Secure sandbox and execution environment
Isolation and constraints
The sandbox is a controlled environment where generated code runs:

- Isolation mode
- Development: subprocess + temporary directory.
- Production: lightweight VMs or container sandboxes, with kernel-level isolation to protect the host.
- Context injection
- The orchestrator serializes all inputs (data frames, parameters, config) to a
context.jsonfile inside the sandbox. - Boilerplate code at the top of the generated script reads this context instead of relying on shared memory or global variables.
- The orchestrator serializes all inputs (data frames, parameters, config) to a
- Resource limits and network policy
- Hard timeouts on runtime (e.g., 60 seconds).
- Strict network allow-list: code can call only pre-approved domains (e.g., organization APIs, Shopify, analytics backend).
- CPU/memory caps for noisy-neighbor protection in multi-tenant environments.
- Output capture
- The sandbox collects:
- stdout/stderr.
- Generated artifacts (CSV, JSON, charts as files).
- A normalized result object is returned to the orchestrator:
- The sandbox collects:
{
"summary": "str",
"data": <tabular or structured payload>,
"code": "generated source",
"execution_trace": {
"latency_ms": ...,
"retries": ...,
"artifacts": [...]
}
}This normalized shape is critical for platform-scale composability: dashboards, notebooks, and downstream APIs can all consume the same envelope regardless of agent type.

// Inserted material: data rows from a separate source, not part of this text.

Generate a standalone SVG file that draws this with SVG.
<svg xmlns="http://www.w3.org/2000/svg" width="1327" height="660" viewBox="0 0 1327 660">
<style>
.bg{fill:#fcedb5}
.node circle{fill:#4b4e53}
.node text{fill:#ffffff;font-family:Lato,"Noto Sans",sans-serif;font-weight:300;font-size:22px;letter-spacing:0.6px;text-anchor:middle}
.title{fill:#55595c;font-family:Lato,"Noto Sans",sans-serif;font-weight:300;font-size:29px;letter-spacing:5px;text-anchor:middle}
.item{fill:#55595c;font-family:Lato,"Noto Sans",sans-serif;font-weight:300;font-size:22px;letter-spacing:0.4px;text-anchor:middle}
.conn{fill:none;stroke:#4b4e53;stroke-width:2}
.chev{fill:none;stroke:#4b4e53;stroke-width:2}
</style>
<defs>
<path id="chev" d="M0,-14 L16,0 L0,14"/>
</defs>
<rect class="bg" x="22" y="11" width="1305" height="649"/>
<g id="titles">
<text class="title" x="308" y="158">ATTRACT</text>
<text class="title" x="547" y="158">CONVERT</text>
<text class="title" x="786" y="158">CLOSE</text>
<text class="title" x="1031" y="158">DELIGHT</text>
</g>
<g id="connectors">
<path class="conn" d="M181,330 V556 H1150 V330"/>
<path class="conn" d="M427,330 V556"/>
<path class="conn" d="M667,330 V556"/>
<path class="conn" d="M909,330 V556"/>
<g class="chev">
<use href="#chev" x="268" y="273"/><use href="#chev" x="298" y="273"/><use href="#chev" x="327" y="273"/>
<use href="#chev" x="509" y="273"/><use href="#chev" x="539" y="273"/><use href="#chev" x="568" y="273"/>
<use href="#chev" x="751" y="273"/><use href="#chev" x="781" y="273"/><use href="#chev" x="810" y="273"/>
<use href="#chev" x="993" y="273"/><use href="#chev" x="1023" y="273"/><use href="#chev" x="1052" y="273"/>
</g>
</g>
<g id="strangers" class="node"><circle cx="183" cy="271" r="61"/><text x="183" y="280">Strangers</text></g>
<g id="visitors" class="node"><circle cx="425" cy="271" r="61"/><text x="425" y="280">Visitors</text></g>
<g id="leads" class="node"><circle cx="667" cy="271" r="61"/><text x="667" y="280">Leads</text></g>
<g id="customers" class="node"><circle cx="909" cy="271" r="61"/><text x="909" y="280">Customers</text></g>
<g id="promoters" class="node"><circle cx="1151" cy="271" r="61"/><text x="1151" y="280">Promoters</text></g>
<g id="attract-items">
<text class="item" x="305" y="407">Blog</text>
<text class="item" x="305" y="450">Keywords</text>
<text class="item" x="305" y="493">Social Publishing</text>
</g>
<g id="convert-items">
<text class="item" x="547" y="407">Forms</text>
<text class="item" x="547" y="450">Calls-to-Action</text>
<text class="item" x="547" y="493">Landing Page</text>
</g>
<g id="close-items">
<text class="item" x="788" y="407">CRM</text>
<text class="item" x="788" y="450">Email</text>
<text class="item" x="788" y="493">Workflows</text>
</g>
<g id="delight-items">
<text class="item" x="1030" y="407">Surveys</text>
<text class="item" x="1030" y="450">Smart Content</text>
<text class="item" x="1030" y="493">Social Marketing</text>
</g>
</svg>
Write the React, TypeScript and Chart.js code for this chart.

OAAF: the Agent Assurance Framework
Orion’s Agent Assurance Framework is a CI pipeline for agents. An agent does not ship until it passes all six stages.

1. Logic & Unit
- JSON/structure check: Asserts that LLM output conforms to the contract defined by the agent’s signature(s).
- Tool mocking: Runs generated code against fake or stubbed API clients, covering edge cases.
- Determinism check: Executes the same prompt multiple times verifies stable code generation.
2. Governance
- PII leak test: Checks that audit logs contain only redacted tokens.
- Audit trail check: Verifies contiguous chain of logs for the same trace_id.
- Cost tracking check: Ensures cost entries are recorded and non-zero.
3. Integration
- Routing matrix: Runs a confusion matrix of queries to ensure accurate routing.
- Context injection tests: Tests STM and LTM retrieval.
- Orchestrator sync: Validates output envelope compatibility.
4. Chaos (failure scenarios)
- Garbage input: Fuzz testing with random strings.
- Impossible requests: Inputs like “revenue for year 2050”.
- Simulated upstream failures: Mocked 5xx and timeouts.
5. Evaluation (LLM judge + ground truth)
- Golden dataset: Runs agents against curated Q/A pairs.
- Retrieval-augmented generation assessment: Ensures faithfulness.
- Safety scan: Static analysis for safety.
6. Health check
- Latency: Measures end-to-end p95 response time.
- Memory leak detection: Stress tests repeated calls.
- Shadow mode: Deploys agents to production in “observe only” mode.
Using Orion to build agents at scale
Agent onboarding workflow
For an engineering team, adding a new agent typically looks like:
- Define the domain and intents: Specify intent patterns and example queries.
- Model the schema and tools: Enumerating source systems and building typed clients.
- Design DSPy-style signatures: Defining Input and Output fields.
- Implement the agent subclass: Plugging signatures into BaseAgent.
- Author OAAF tests: Unit, Governance, Integration, Chaos, etc.
- Roll out via shadow mode: Deploy behind a feature flag.
Because governance, sandboxing, and orchestration are shared, most of the work per agent is domain modeling and test authoring, not “prompt hacking.”
Cost and performance considerations
- Compute locality: Let databases do the heavy lifting.
- Context minimization: Strict schema injection.
- Caching: Cache vector retrieval results.
- Deterministic flows reduce re-runs: Stable code paths lower aggregate cost.